The framework means annual reports remain a vital investor communication tool, points out David Matthews, head of quality and risk at KPMG. ‘The IIRC has been clear that it sees investors as the primary audience for integrated reports,’ he continues. ‘The focus on communicating value created for the organization should align closely with investor assessments of shareholder value.’
At the heart of an IIRC-compliant report, key business capitals give investors leading indicators of a company’s performance beyond the ‘business as usual’ view of financial statements. Though a CSR perspective can itself form a large part of this, it is not the only focus of a wholly integrated report. ‘The current reporting framework allows you to report your people as a cost, but not as having value in themselves,’ explains Jonathan Labrey, the IIRC’s communications director. ‘It allows business to find a measurable and meaningful way to account for the people and ideas it brings into the corporate sphere, for example. It lets businesses tell their story of value creation in context.’
Matthews agrees. ‘Embedding investor-relevant non-financial information into the reporting system should provide a natural base from which the IRO can draw and help to broaden the discussion of shareholder value creation,’ he says, adding that an integrated report will be built around a company’s business story, rather than vice versa.
Another key aim of the IIRC’s framework is to promote the idea of connectivity and prevent businesses from reporting on individual aspects of their offering in a ‘silo-based’ approach. Even if businesses can outline strategies eloquently, says Labrey, disparate reports from far-flung corners of a whole business do not combine well to form an overall report.
What else might it affect?
Though it might mean more work and wider focus for IROs, Sven Lunsche – vice president of corporate affairs at Gold Fields –says dealing with a new variety of stakeholders, each with its own information demands, means IROs are more closely involved with a company’s overall SRI strategies.
‘That’s why IROs should welcome the advent of integrated reporting,’ he explains. ‘Many investors are already in this space, and we are certainly finding that, at Gold Fields, more and more queries are coming from SRI investors so our IR team has to be geared up to it.’ Fund managers, Lunsche adds, are asking increasingly specific questions about a company’s approach to environmental risks, such as: do you have a social license to operate from neighboring communities? Do you have stable labor relations? ‘A good integrated report is supposed to answer these queries and the IIRC framework provides the tools with which to craft it,’ Lunsche summarizes.
The framework itself has scope beyond this, however, and offers more than just a template for producing CSR-minded financial reports. Labrey is keen to emphasize this. ‘It’s about a process leading up to the publication of the report, what we call integrated thinking,’ he explains. ‘It’s about understanding the different interconnections between different business units within a company, some of which offer risks and others opportunity. It’s about getting a grip on how value is created in a sustainable manner.’
For the past two years, the IIRC has run a pilot scheme for the framework with various bodies, from public sector organizations like the UK’s National Health Service to large listed companies like Microsoft. One thing the IIRC concluded from the scheme, says Labrey, is that the framework can apply to almost any firm. ‘Some aspects of it are potentially more or less appropriate for some businesses than others, but the principle of measuring the right things that enable you to shape your strategy and create value is right for any business,’ he explains.

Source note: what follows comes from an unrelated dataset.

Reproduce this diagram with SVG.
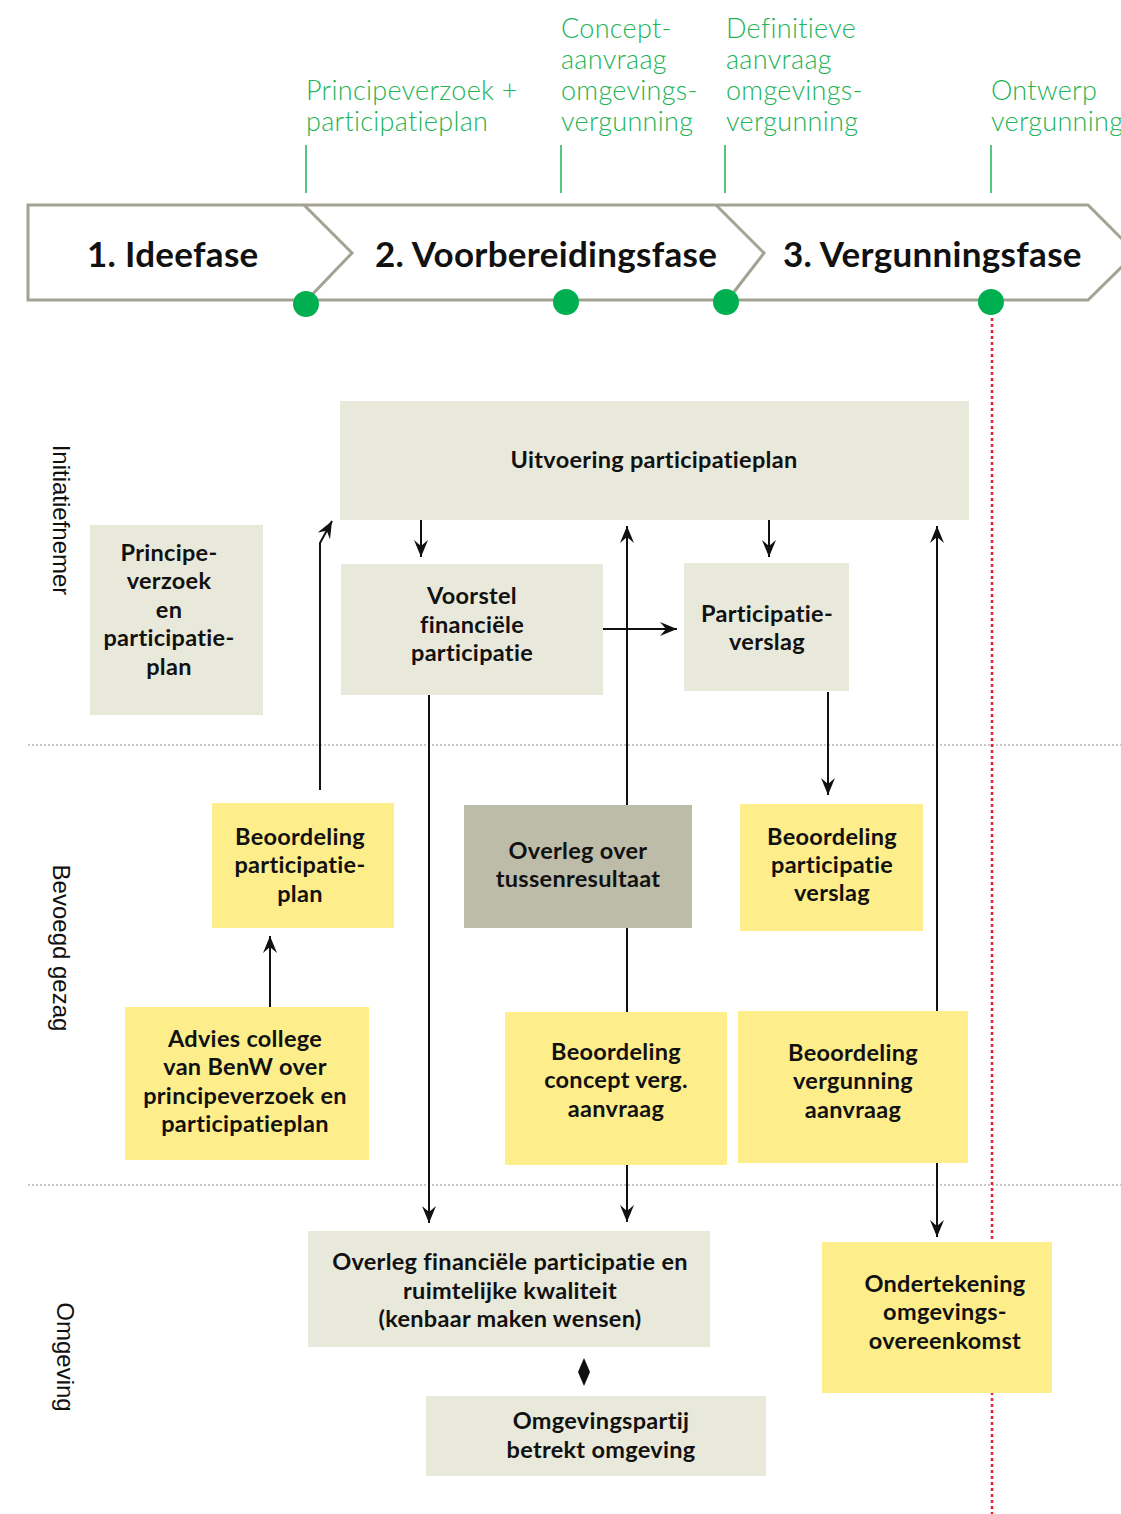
<svg xmlns="http://www.w3.org/2000/svg" width="1121" height="1514" viewBox="0 0 1121 1514">
<defs>
<style>
.phase{font-family:Lato,"Open Sans",sans-serif;font-weight:700;font-size:35px;letter-spacing:0.3px;fill:#111}
.ms{font-family:Lato,"Open Sans",sans-serif;font-weight:300;font-size:27px;letter-spacing:0.3px;fill:#22b356}
.lane{font-family:"Liberation Sans",Arial,sans-serif;font-size:24px;fill:#111}
.t{font-family:Lato,"Open Sans",sans-serif;font-weight:700;font-size:23.5px;letter-spacing:0.3px;fill:#111;text-anchor:middle}
.beige{fill:#e9e9db}
.yellow{fill:#fdee8b}
.olive{fill:#bcbca9}
.con{stroke:#111;stroke-width:2;fill:none}
.tick{stroke:#22b356;stroke-width:1.5}
.sep{stroke:#c8c8c8;stroke-width:2;stroke-dasharray:2 2}
</style>
<marker id="ah" markerUnits="userSpaceOnUse" markerWidth="20" markerHeight="16" viewBox="-18 -8 20 16" refX="0" refY="0" orient="auto">
<path d="M0,0 L-17,-7 L-11,0 L-17,7 Z" fill="#111"/>
</marker>
</defs>
<rect width="1121" height="1514" fill="#fff"/>

<g id="milestones">
<text class="ms" x="306" y="100">Principeverzoek +</text>
<text class="ms" x="306" y="131">participatieplan</text>
<text class="ms" x="561" y="38">Concept-</text>
<text class="ms" x="561" y="69">aanvraag</text>
<text class="ms" x="561" y="100">omgevings-</text>
<text class="ms" x="561" y="131">vergunning</text>
<text class="ms" x="726" y="38">Definitieve</text>
<text class="ms" x="726" y="69">aanvraag</text>
<text class="ms" x="726" y="100">omgevings-</text>
<text class="ms" x="726" y="131">vergunning</text>
<text class="ms" x="991" y="100">Ontwerp</text>
<text class="ms" x="991" y="131">vergunning</text>
<line class="tick" x1="306" y1="145" x2="306" y2="193"/>
<line class="tick" x1="561" y1="145" x2="561" y2="193"/>
<line class="tick" x1="725" y1="145" x2="725" y2="193"/>
<line class="tick" x1="991" y1="145" x2="991" y2="193"/>
</g>

<g id="phases">
<path d="M28,205 L1088,205 L1136,253 L1088,300 L28,300 Z" fill="none" stroke="#a3a293" stroke-width="3"/>
<path d="M304,205 L352,253 L306,301" fill="none" stroke="#a3a293" stroke-width="3"/>
<path d="M716,205 L764,253 L727,301" fill="none" stroke="#a3a293" stroke-width="3"/>
<text class="phase" x="87" y="267">1. Ideefase</text>
<text class="phase" x="375" y="267">2. Voorbereidingsfase</text>
<text class="phase" x="783" y="267">3. Vergunningsfase</text>
<circle cx="306" cy="304" r="13" fill="#00b050"/>
<circle cx="566" cy="302" r="13" fill="#00b050"/>
<circle cx="726" cy="302" r="13" fill="#00b050"/>
<circle cx="991" cy="302" r="13" fill="#00b050"/>
</g>

<g id="lanes">
<line class="sep" x1="28" y1="745" x2="1121" y2="745"/>
<line class="sep" x1="28" y1="1185" x2="1121" y2="1185"/>
<text class="lane" transform="translate(53,520) rotate(90)" text-anchor="middle">Initiatiefnemer</text>
<text class="lane" transform="translate(53,948) rotate(90)" text-anchor="middle">Bevoegd gezag</text>
<text class="lane" transform="translate(57,1357) rotate(90)" text-anchor="middle">Omgeving</text>
</g>

<line id="deadline" x1="992" y1="318" x2="992" y2="1514" stroke="#e8242a" stroke-width="2.5" stroke-dasharray="3 3"/>

<g id="connectors">
<path class="con" d="M320,790 L320,543 L332,521" marker-end="url(#ah)"/>
<line class="con" x1="421" y1="520" x2="421" y2="557" marker-end="url(#ah)"/>
<line class="con" x1="627" y1="1012" x2="627" y2="526" marker-end="url(#ah)"/>
<line class="con" x1="603" y1="629" x2="677" y2="629" marker-end="url(#ah)"/>
<line class="con" x1="769" y1="520" x2="769" y2="557" marker-end="url(#ah)"/>
<line class="con" x1="828" y1="692" x2="828" y2="795" marker-end="url(#ah)"/>
<line class="con" x1="937" y1="1011" x2="937" y2="526" marker-end="url(#ah)"/>
<line class="con" x1="429" y1="695" x2="429" y2="1223" marker-end="url(#ah)"/>
<line class="con" x1="627" y1="1165" x2="627" y2="1222" marker-end="url(#ah)"/>
<line class="con" x1="937" y1="1163" x2="937" y2="1237" marker-end="url(#ah)"/>
<line class="con" x1="270" y1="1007" x2="270" y2="936" marker-end="url(#ah)"/>
<path d="M584,1358 L590,1372 L584,1386 L578,1372 Z" fill="#111"/>
</g>

<g id="n-uitvoering">
<rect class="beige" x="340" y="401" width="629" height="119"/>
<text class="t" x="654" y="468">Uitvoering participatieplan</text>
</g>
<g id="n-principe">
<rect class="beige" x="90" y="525" width="173" height="190"/>
<text class="t" x="169" y="561">Principe-</text>
<text class="t" x="169" y="589">verzoek</text>
<text class="t" x="169" y="618">en</text>
<text class="t" x="169" y="646">participatie-</text>
<text class="t" x="169" y="675">plan</text>
</g>
<g id="n-voorstel">
<rect class="beige" x="341" y="564" width="262" height="131"/>
<text class="t" x="472" y="604">Voorstel</text>
<text class="t" x="472" y="633">financiële</text>
<text class="t" x="472" y="661">participatie</text>
</g>
<g id="n-verslag">
<rect class="beige" x="684" y="563" width="165" height="128"/>
<text class="t" x="767" y="622">Participatie-</text>
<text class="t" x="767" y="650">verslag</text>
</g>
<g id="n-beoordeling-plan">
<rect class="yellow" x="212" y="803" width="182" height="125"/>
<text class="t" x="300" y="845">Beoordeling</text>
<text class="t" x="300" y="873">participatie-</text>
<text class="t" x="300" y="902">plan</text>
</g>
<g id="n-overleg-tussen">
<rect class="olive" x="464" y="805" width="228" height="123"/>
<text class="t" x="578" y="859">Overleg over</text>
<text class="t" x="578" y="887">tussenresultaat</text>
</g>
<g id="n-beoordeling-verslag">
<rect class="yellow" x="740" y="804" width="183" height="127"/>
<text class="t" x="832" y="845">Beoordeling</text>
<text class="t" x="832" y="873">participatie</text>
<text class="t" x="832" y="901">verslag</text>
</g>
<g id="n-advies">
<rect class="yellow" x="125" y="1007" width="244" height="153"/>
<text class="t" x="245" y="1047">Advies college</text>
<text class="t" x="245" y="1075">van BenW over</text>
<text class="t" x="245" y="1104">principeverzoek en</text>
<text class="t" x="245" y="1132">participatieplan</text>
</g>
<g id="n-beoordeling-concept">
<rect class="yellow" x="505" y="1012" width="222" height="153"/>
<text class="t" x="616" y="1060">Beoordeling</text>
<text class="t" x="616" y="1088">concept verg.</text>
<text class="t" x="616" y="1117">aanvraag</text>
</g>
<g id="n-beoordeling-vergunning">
<rect class="yellow" x="738" y="1011" width="230" height="152"/>
<text class="t" x="853" y="1061">Beoordeling</text>
<text class="t" x="853" y="1089">vergunning</text>
<text class="t" x="853" y="1118">aanvraag</text>
</g>
<g id="n-overleg-financieel">
<rect class="beige" x="308" y="1231" width="402" height="116"/>
<text class="t" x="510" y="1270">Overleg financiële participatie en</text>
<text class="t" x="510" y="1299">ruimtelijke kwaliteit</text>
<text class="t" x="510" y="1327">(kenbaar maken wensen)</text>
</g>
<g id="n-ondertekening">
<rect class="yellow" x="822" y="1242" width="230" height="151"/>
<text class="t" x="945" y="1292">Ondertekening</text>
<text class="t" x="945" y="1320">omgevings-</text>
<text class="t" x="945" y="1349">overeenkomst</text>
</g>
<g id="n-omgevingspartij">
<rect class="beige" x="426" y="1396" width="340" height="80"/>
<text class="t" x="601" y="1429">Omgevingspartij</text>
<text class="t" x="601" y="1458">betrekt omgeving</text>
</g>
</svg>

‘It’s particularly attractive to organizations looking to shift their investor dialogue beyond short-term measures of performance to a more complete perspective on how shareholder value has been developed and protected,’ suggests Matthews. He goes on to say the framework’s ‘broader perspective’ might redress any narrow focus on short-term operating costs over future, long-term benefits.
For Eisenman, whose firm advises other companies on appropriate communications and IR strategies, there is a range of companies for which it is immediately appropriate: organizations that already use the Global Reporting Initiative’s framework, those aiming to attract investment from funds that adhere to the Principles for Responsible Investment guidelines or those that are already strategically aligned with a centralized idea. ‘The primary target audience for integrated reporting is providers of financial capital,’ she says. ‘Firms that require financial capital from external investors, including publicly traded companies, should consider adopting the framework.’
What role might IR and IROs play?
‘IROs could have a key role in understanding and articulating what the strategy of the business is externally, but also in appreciating and potentially driving interconnecting units in their organizations,’ suggests Labrey. Investors will want to know how the different parts of a business can be broken down and value determined, he adds.
IROs may also have a role in adopting the IIRC’s approach in the first place. ‘Applying the framework will require a cultural shift from asking, What are we required to report? to What do we need to report in order to explain our management of shareholder value?’ says Matthews. ‘Report preparers will probably need help in understanding what information is relevant to an investor’s assessment of shareholder value.’
Eisenman suggests the move could also give IROs an opportunity to contribute more directly to their business’ strategic decision making. ‘Those who seize the opportunity have a chance to gain a seat at the C-suite table and help lead their company to a more sustainable future,’ she expands. ‘There has been a lot of discussion and action taken – at least in the US – toward internal alignment within companies. The time is ripe for IR professionals to use integrated reporting to become more active players in shaping their companies’ strategies and futures.’
Labrey echoes this idea. ‘IR is no longer just about looking at the share price and communicating some of those factors to investors,’ he explains. ‘It’s much more about recognizing the factors that contribute to the value of the business. Through that, further strategic initiatives can be formed and play a role in creating long-term value.’
What difficulties might become apparent?
‘Non-financial reporting systems have typically not had the same focus on scope and quality that financial information systems have had,’ explains Matthews. ‘Fixing these gaps will often take longer than a single reporting cycle.
Eisenman also suggests IROs will need to engage and collaborate with organization heads throughout their businesses – and key shareholders – to determine what should be reported on. ‘Their diplomacy skills will be called into play as they ask people to do the additional work of collecting and reporting on the required data,’ she says. ‘Firms in the pilot program told me this process was challenging but ultimately yielded so many benefits it was well worth the effort.’
Lunsche, who was responsible for implementing integrated reporting at Gold Fields, identifies the biggest issues he came across as getting data pertaining to sustainability up to the standard of previously reported-on financial statistics. The change ‘required a significant investment in human resources, capturing technology as well as databases to collate and analyze the data,’ he says.
Finding themes that persisted across financial, operational and sustainability reporting, too, was a challenge but avoided creating three disparate documents. Gold Fields concentrated on the central themes of optimizing operations, growing Gold Fields and securing the firm’s future.